In one of the early episodes Victoria has her hair done in an elaborate style with looped plaits over her ears.
Afterwards, J asked me if I knew of any photographs showing her using that style, and I pointed out that 1840 or thereabouts is just too early for photographs, but that there are portraits and also she was depicted using that hairstyle on Indian Rupees
and some English silver coins
note that the portraits are slightly different – the hairstyle is not the same nor is the dress, and the profile is a little different, which is not that surprising as the Indian rupee dates from the early 1860’s after the administration of India had been taken over by the British government after the events of 1857, but before Disraeli created Victoria Empress of India.
So, hairstyle problem solved, J had a second question. She remembered that before decimalisation getting worn Queen Victoria pennies in her change, and that they seemed to show her hair in a bun, or else when she was very old and veiled.
Well, the old and veiled head is one I remember getting in change in predecimal days half a world away in Scotland as well
though they were usually very worn.
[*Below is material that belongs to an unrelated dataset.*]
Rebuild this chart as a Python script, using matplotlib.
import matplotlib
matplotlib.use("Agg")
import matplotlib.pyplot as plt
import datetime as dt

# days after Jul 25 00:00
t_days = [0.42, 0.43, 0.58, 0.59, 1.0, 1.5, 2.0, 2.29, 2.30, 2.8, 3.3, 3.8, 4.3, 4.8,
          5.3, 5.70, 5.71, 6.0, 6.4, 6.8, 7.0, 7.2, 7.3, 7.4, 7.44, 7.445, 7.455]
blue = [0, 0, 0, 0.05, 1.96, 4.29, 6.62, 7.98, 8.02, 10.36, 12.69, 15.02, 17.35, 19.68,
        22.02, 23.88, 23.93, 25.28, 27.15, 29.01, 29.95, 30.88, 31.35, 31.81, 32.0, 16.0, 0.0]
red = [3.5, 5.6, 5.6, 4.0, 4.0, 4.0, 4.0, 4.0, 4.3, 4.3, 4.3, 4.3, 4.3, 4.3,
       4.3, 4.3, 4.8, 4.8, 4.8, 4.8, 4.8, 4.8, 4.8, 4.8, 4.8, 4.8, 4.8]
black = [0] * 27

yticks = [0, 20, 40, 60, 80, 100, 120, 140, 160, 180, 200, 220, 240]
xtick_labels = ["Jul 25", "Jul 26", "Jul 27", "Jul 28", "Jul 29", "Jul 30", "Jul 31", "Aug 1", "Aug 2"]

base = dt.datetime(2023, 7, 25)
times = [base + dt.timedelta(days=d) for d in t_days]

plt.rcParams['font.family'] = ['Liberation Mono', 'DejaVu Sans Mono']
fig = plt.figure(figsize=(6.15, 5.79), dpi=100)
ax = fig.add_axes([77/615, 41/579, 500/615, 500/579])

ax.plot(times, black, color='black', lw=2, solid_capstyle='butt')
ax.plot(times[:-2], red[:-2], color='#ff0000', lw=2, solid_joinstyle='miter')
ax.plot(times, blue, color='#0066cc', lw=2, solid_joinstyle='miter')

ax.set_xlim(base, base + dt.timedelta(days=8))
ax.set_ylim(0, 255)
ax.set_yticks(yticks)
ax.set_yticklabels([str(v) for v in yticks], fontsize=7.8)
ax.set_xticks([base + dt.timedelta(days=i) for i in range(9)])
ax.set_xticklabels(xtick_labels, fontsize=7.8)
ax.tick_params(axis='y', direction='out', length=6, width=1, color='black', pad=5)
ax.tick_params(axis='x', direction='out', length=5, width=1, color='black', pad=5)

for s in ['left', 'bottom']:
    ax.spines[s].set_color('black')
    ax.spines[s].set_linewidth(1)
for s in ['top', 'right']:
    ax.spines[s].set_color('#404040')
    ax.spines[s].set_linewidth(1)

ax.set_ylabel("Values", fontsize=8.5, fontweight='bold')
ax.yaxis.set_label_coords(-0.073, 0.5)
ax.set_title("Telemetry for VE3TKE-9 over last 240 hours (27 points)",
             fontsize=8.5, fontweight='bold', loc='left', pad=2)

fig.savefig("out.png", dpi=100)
I don’t remember Queen Victoria pennies with her hair in a bun, but I did remember writing about the early 1840’s East India company rupees and how some of the dies had given an indefinably Indian cast to her features, so I showed J the post, only for her to say that it’s not quite how she remembered them.
Easiest way seemed to be to buy an old Queen Victoria penny from ebay. I picked one that had a head like the rupee coins
and dating from the 1850’s. The coin, when it arrived was heavier and thicker than the predecimal pennies we both remembered, and not the correct head. What had happened is that the old heavy pennies had been withdrawn in 1860 to be replaced with the (relatively) lighter ones we both remembered.
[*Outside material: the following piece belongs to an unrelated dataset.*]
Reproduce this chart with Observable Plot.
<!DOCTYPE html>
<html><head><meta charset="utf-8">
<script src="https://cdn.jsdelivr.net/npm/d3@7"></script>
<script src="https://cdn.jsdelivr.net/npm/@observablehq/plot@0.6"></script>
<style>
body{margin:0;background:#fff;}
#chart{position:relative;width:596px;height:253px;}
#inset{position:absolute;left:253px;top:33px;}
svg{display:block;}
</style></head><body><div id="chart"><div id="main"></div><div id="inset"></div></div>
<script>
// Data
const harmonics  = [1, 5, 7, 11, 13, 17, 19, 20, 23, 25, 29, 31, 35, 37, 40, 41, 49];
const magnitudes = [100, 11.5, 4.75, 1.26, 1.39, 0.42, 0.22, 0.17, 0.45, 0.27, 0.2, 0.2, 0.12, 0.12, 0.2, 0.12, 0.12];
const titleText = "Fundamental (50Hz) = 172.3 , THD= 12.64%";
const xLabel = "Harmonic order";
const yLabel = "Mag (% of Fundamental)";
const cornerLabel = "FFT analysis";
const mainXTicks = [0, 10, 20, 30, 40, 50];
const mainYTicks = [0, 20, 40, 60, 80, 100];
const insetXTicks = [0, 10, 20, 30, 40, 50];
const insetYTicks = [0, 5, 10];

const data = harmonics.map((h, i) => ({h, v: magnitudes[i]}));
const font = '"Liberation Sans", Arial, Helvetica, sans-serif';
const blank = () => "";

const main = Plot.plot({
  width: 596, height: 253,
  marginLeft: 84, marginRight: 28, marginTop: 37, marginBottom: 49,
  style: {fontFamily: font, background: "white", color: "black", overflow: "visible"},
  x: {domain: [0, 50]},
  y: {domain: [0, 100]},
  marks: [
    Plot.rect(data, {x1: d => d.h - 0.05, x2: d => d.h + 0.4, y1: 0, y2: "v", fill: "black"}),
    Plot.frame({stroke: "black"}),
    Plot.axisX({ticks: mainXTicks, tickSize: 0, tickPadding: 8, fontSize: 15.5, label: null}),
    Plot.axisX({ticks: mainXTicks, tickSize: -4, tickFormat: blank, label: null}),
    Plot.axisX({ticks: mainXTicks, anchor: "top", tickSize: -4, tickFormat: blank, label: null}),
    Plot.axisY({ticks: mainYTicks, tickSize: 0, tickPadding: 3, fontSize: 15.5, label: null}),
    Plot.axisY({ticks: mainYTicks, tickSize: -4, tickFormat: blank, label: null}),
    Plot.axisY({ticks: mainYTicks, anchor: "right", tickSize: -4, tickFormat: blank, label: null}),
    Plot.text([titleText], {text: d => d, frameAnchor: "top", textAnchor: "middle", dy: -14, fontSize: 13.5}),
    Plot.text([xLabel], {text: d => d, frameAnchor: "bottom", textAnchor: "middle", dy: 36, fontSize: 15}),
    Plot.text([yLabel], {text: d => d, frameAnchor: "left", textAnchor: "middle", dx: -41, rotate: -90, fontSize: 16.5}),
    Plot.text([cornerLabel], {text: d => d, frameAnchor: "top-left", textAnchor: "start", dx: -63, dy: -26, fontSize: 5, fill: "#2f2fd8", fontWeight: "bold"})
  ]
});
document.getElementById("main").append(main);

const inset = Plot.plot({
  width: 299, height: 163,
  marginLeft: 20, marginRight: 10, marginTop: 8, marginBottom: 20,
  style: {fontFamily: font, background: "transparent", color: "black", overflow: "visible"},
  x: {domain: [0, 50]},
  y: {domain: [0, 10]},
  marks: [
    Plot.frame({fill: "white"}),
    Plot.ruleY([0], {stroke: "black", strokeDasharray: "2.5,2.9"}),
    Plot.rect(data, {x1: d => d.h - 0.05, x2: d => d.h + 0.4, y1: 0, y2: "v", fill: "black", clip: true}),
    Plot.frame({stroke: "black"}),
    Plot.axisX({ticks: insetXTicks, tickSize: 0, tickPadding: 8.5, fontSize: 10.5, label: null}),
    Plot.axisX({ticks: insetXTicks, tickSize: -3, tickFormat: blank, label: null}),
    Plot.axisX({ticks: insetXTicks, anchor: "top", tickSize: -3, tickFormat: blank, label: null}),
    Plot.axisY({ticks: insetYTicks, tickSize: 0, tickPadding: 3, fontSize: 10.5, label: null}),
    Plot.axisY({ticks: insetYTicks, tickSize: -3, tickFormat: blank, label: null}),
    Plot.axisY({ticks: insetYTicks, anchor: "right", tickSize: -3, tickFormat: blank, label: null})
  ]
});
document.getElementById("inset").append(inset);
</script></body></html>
Back to ebay to buy a post 1860 penny, and hey presto, the correct head
showing her with a more distinct bun and a ribbon hanging down
as can be seen in this more detailed view which also shows her as looking older and more jowly than in the early heavier coins.
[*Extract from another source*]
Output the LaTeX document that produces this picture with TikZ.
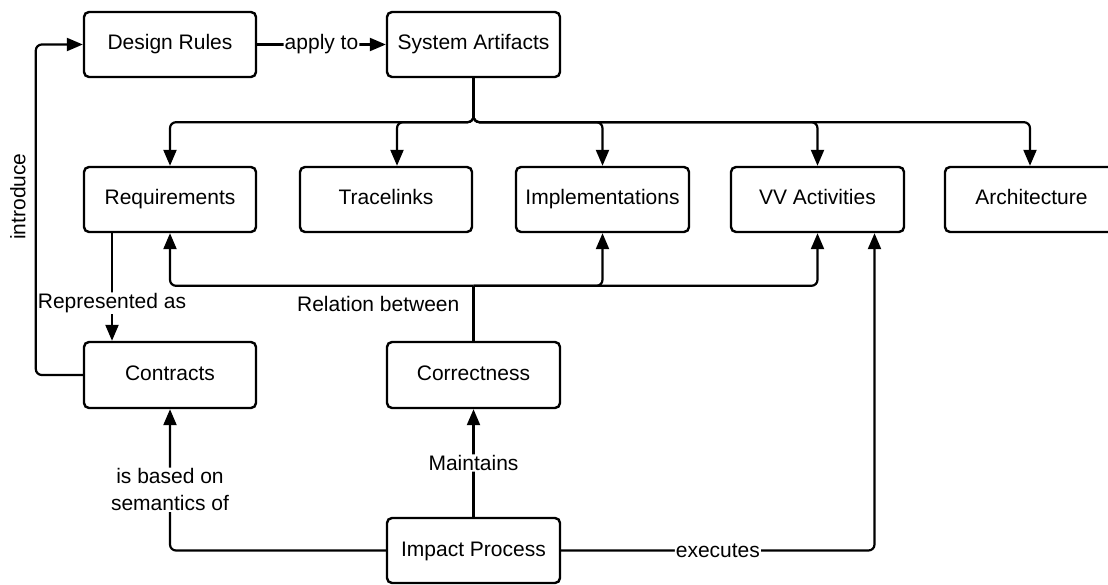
\documentclass[tikz,border=0pt]{standalone}
\usepackage{fontspec}
\setmainfont{Liberation Sans}
\usetikzlibrary{arrows.meta}
\tikzset{
  box/.style={draw, line width=2.4pt, rounded corners=5pt, minimum width=172pt, minimum height=65pt, inner sep=0pt, text height=15pt, text depth=4pt, font=\fontsize{21}{25}\selectfont, fill=white},
  conn/.style={line width=2.2pt, rounded corners=6pt},
  arr/.style={conn, -{Triangle[length=16pt,width=13pt]}},
  lbl/.style={fill=white, inner sep=1pt, font=\fontsize{21}{27}\selectfont}
}
\begin{document}
\begin{tikzpicture}[x=1pt,y=-1pt]
\useasboundingbox (0,0) rectangle (1108,585);
\clip (0,0) rectangle (1108,585);
% nodes
\node[box] (dr) at (170,44.5) {Design Rules};
\node[box, minimum width=173pt] (sa) at (473.5,44.5) {System Artifacts};
\node[box] (req) at (170,199.5) {Requirements};
\node[box] (trace) at (386,199.5) {Tracelinks};
\node[box, minimum width=173pt] (impl) at (602.5,199.5) {Implementations};
\node[box, minimum width=173pt] (vv) at (817.5,199.5) {VV Activities};
\node[box, minimum width=173pt] (arch) at (1031.5,199.5) {Architecture};
\node[box, minimum height=66pt] (con) at (170,375) {Contracts};
\node[box, minimum width=173pt, minimum height=66pt] (cor) at (473.5,375) {Correctness};
\node[box, minimum width=173pt] (imp) at (473.5,550.5) {Impact Process};
% design rules -> system artifacts
\draw[arr] (dr) -- node[lbl]{apply to} (sa);
% system artifacts branches
\draw[arr] (sa.south) -- ++(0,44) -| (req.north);
\draw[arr] (sa.south) -- ++(0,44) -| ([xshift=11pt]trace.north);
\draw[arr] (sa.south) -- ++(0,44) -| (impl.north);
\draw[arr] (sa.south) -- ++(0,44) -| (vv.north);
\draw[arr] (sa.south) -- ++(0,44) -| ([xshift=-1.5pt]arch.north);
% correctness relations
\draw[conn] (cor.north) -- node[pos=0.67, anchor=east, inner sep=0pt, xshift=-13pt, font=\fontsize{21}{25}\selectfont]{Relation between} ++(0,-55) coordinate (cj);
\draw[arr] (cj) -| (req.south);
\draw[arr] (cj) -| (impl.south);
\draw[arr] (cj) -| (vv.south);
% requirements -> contracts
\draw[arr] ([xshift=-58pt]req.south) -- node[lbl, pos=0.65]{Represented as} ([xshift=-58pt]con.north);
% contracts -> design rules
\draw[arr] (con.west) -- ++(-47,0) |- node[pos=0.27, anchor=south, rotate=90, inner sep=0pt, yshift=9pt, font=\fontsize{21}{25}\selectfont]{introduce} (dr.west);
% impact process
\draw[arr] (imp.north) -- node[lbl]{Maintains} (cor.south);
\draw[arr] (imp.west) -| node[lbl, pos=0.715, align=center]{is based on\\semantics of} (con.south);
\draw[arr] (imp.east) -| node[lbl, pos=0.25]{executes} ([xshift=57pt]vv.south);
\end{tikzpicture}
\end{document}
The only other question is why there were still Queen Victoria pennies circulating in 1960’s Australia, when Australia had had a separate coinage since 1910.
The answer probably goes back to 1825 when the British government decreed that the same coinage should be used everywhere in the Empire. That of course never happened, India and territories governed from India such as the Gulf states stuck to the Rupee, the Straits Settlements, which later became Malaysia and Singapore, preferred the silver dollar beloved by Chinese merchants and traders, as did Hong Kong.
Canada pragmatically chose the dollar because of its proximity to the United States, but Australia, New Zealand, the Caribbean possessions, Cape Colony (later South Africa), and a few other places ended up with the British Lsd system, and a common interchangeable coinage. Oddities, such as Jersey and Guernsey, who had established local currencies continued to issue their own coins well into the nineteenth century.
The other great oddity was Gibraltar which used a currency tied to Spain’s currency until 1898 when the Spanish peseta crashed in the wake of the Spanish American war leading to a swift adoption of the British system.
As the various Dominions went their own way in the early 1900’s they began to issue their own coins – New Zealand not doing this until 1933 – and the older British high value coins were replaced with local issues.
However it wasn’t worth the expense of replacing all the old lower value coins, so the old British pennies continued to circulate, even though they weren’t strictly legal tender, much in the same way as Australian and New Zealand 10 and 20c coins, which were the same size and weight (and based on the old British shilling and two shilling coins) used to circulate side by side in a completely unofficial arrangement until New Zealand reissued its coinage with newer lighter coins a few years ago.
You also used to see the same unofficial co-circulation in Ireland until the Irish pound separated from the pound sterling, and the same sort of thing continues in Gibraltar and the Channel Islands where local coins circulate alongside British coins.